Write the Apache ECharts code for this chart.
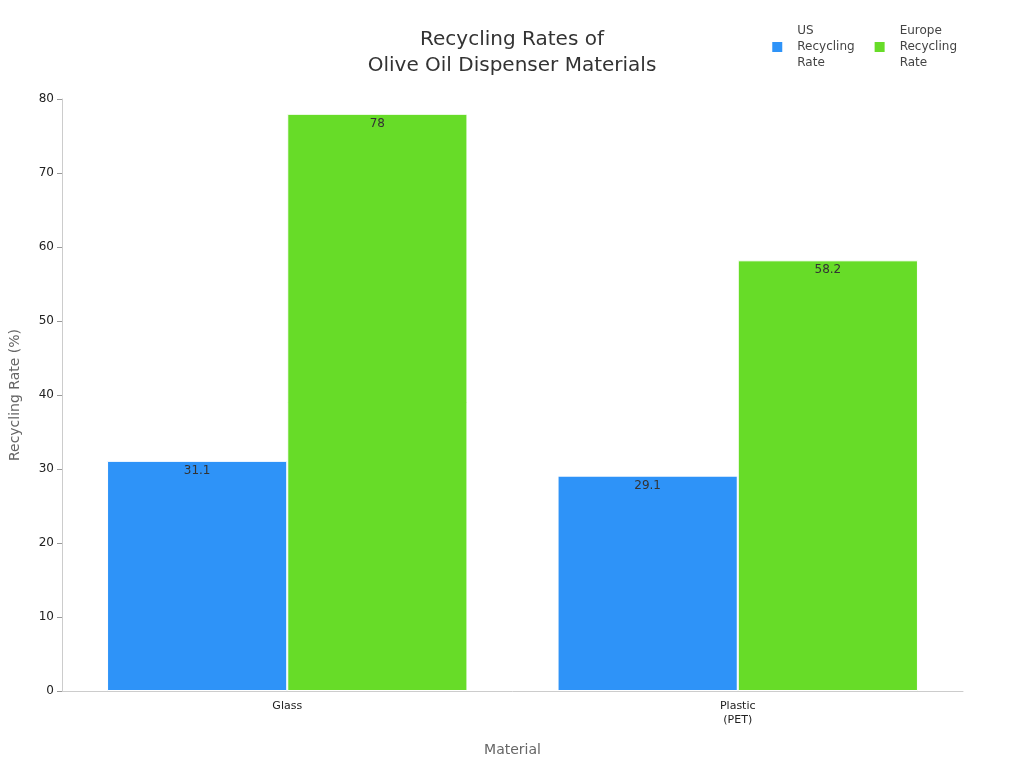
<!DOCTYPE html>
<html>
<head>
<meta charset="utf-8">
<script src="https://cdn.jsdelivr.net/npm/echarts@6/dist/echarts.min.js"></script>
<style>html,body{margin:0;padding:0;background:#fff}#main{width:1024px;height:768px}</style>
</head>
<body>
<div id="main"></div>
<script>
var categories = ['Glass', 'Plastic\n(PET)'];
var usRate = [31.1, 29.1];
var europeRate = [78, 58.2];

(function() {
    var myChart = echarts.init(document.getElementById('main'));
    var label = {
        show: true,
        position: 'insideTop',
        distance: 4,
        color: '#333',
        fontSize: 12
    };
    var option = {
        textStyle: { fontFamily: 'DejaVu Sans' },
        title: {
            text: 'Recycling Rates of\nOlive Oil Dispenser Materials',
            left: 'center',
            top: 22,
            textStyle: { fontSize: 20, fontWeight: 'normal', color: '#333', lineHeight: 26 }
        },
        legend: {
            top: 18,
            right: 62,
            icon: 'rect',
            itemWidth: 12,
            itemHeight: 12,
            itemGap: 18,
            textStyle: { fontSize: 12, color: '#444', lineHeight: 16, padding: [0, 0, 0, 9] },
            data: ['US\nRecycling\nRate', 'Europe\nRecycling\nRate']
        },
        grid: { left: 60, right: 61, top: 99, bottom: 77 },
        xAxis: {
            type: 'category',
            data: categories,
            name: 'Material',
            nameLocation: 'middle',
            nameGap: 52,
            nameTextStyle: { fontSize: 14, color: '#666' },
            axisLine: { lineStyle: { color: '#ccc' } },
            axisTick: { show: false },
            axisLabel: { color: '#222', fontSize: 11, lineHeight: 14 }
        },
        yAxis: {
            type: 'value',
            min: 0,
            max: 80,
            interval: 10,
            name: 'Recycling Rate (%)',
            nameLocation: 'middle',
            nameGap: 40,
            nameTextStyle: { fontSize: 14, color: '#666' },
            axisLine: { show: true, lineStyle: { color: '#ccc' } },
            axisTick: { show: true, lineStyle: { color: '#999' } },
            axisLabel: { color: '#222', fontSize: 12 },
            splitLine: { show: false }
        },
        series: [{
            name: 'US\nRecycling\nRate',
            type: 'bar',
            barGap: '0%',
            barCategoryGap: '20%',
            itemStyle: { color: '#2e93f8', borderColor: '#fff', borderWidth: 1 },
            label: label,
            data: usRate
        }, {
            name: 'Europe\nRecycling\nRate',
            type: 'bar',
            itemStyle: { color: '#67dc28', borderColor: '#fff', borderWidth: 1 },
            label: label,
            data: europeRate
        }]
    };
    myChart.setOption(option);
})();
</script>
</body>
</html>
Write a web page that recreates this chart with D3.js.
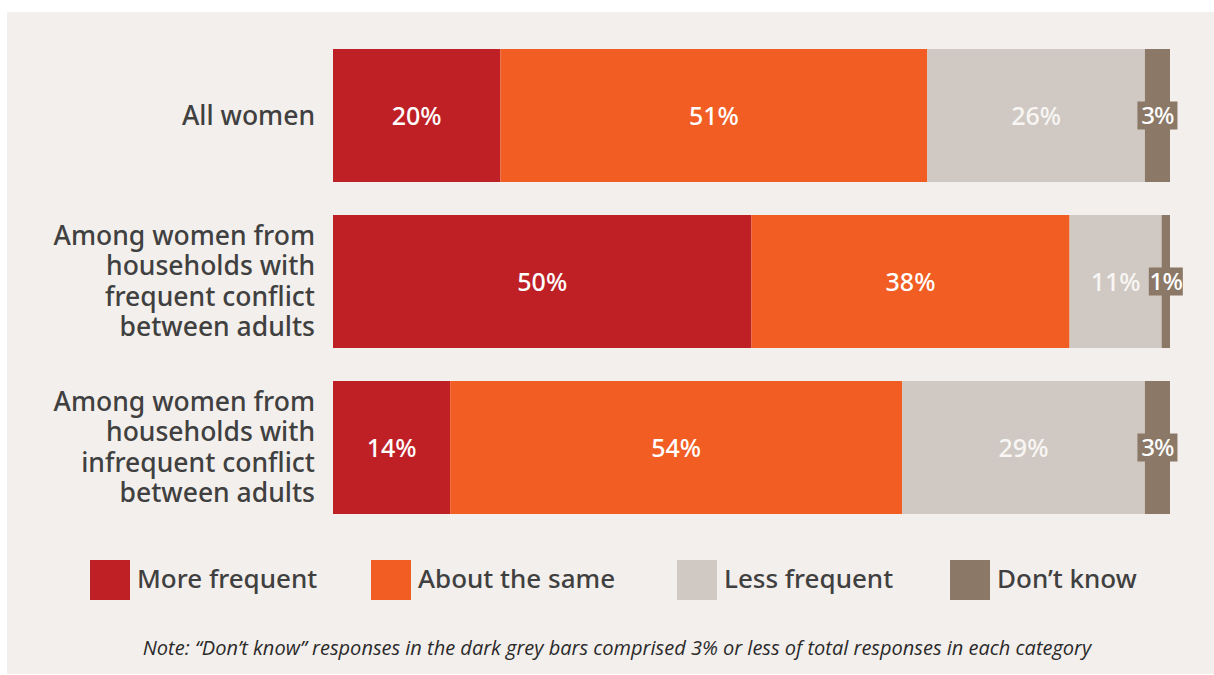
============================================================
> Exercise brief:
Pictures appear in the records above. Output everything except them, exactly.

> Full output:
Write the Apache ECharts code for this chart.
<!DOCTYPE html>
<html>
<head>
<meta charset="utf-8">
<script src="https://cdn.jsdelivr.net/npm/echarts@6/dist/echarts.min.js"></script>
<style>html,body{margin:0;padding:0;background:#fff}#main{width:1024px;height:768px}</style>
</head>
<body>
<div id="main"></div>
<script>
var categories = ['Glass', 'Plastic\n(PET)'];
var usRate = [31.1, 29.1];
var europeRate = [78, 58.2];

(function() {
    var myChart = echarts.init(document.getElementById('main'));
    var label = {
        show: true,
        position: 'insideTop',
        distance: 4,
        color: '#333',
        fontSize: 12
    };
    var option = {
        textStyle: { fontFamily: 'DejaVu Sans' },
        title: {
            text: 'Recycling Rates of\nOlive Oil Dispenser Materials',
            left: 'center',
            top: 22,
            textStyle: { fontSize: 20, fontWeight: 'normal', color: '#333', lineHeight: 26 }
        },
        legend: {
            top: 18,
            right: 62,
            icon: 'rect',
            itemWidth: 12,
            itemHeight: 12,
            itemGap: 18,
            textStyle: { fontSize: 12, color: '#444', lineHeight: 16, padding: [0, 0, 0, 9] },
            data: ['US\nRecycling\nRate', 'Europe\nRecycling\nRate']
        },
        grid: { left: 60, right: 61, top: 99, bottom: 77 },
        xAxis: {
            type: 'category',
            data: categories,
            name: 'Material',
            nameLocation: 'middle',
            nameGap: 52,
            nameTextStyle: { fontSize: 14, color: '#666' },
            axisLine: { lineStyle: { color: '#ccc' } },
            axisTick: { show: false },
            axisLabel: { color: '#222', fontSize: 11, lineHeight: 14 }
        },
        yAxis: {
            type: 'value',
            min: 0,
            max: 80,
            interval: 10,
            name: 'Recycling Rate (%)',
            nameLocation: 'middle',
            nameGap: 40,
            nameTextStyle: { fontSize: 14, color: '#666' },
            axisLine: { show: true, lineStyle: { color: '#ccc' } },
            axisTick: { show: true, lineStyle: { color: '#999' } },
            axisLabel: { color: '#222', fontSize: 12 },
            splitLine: { show: false }
        },
        series: [{
            name: 'US\nRecycling\nRate',
            type: 'bar',
            barGap: '0%',
            barCategoryGap: '20%',
            itemStyle: { color: '#2e93f8', borderColor: '#fff', borderWidth: 1 },
            label: label,
            data: usRate
        }, {
            name: 'Europe\nRecycling\nRate',
            type: 'bar',
            itemStyle: { color: '#67dc28', borderColor: '#fff', borderWidth: 1 },
            label: label,
            data: europeRate
        }]
    };
    myChart.setOption(option);
})();
</script>
</body>
</html>
Write a web page that recreates this chart with D3.js.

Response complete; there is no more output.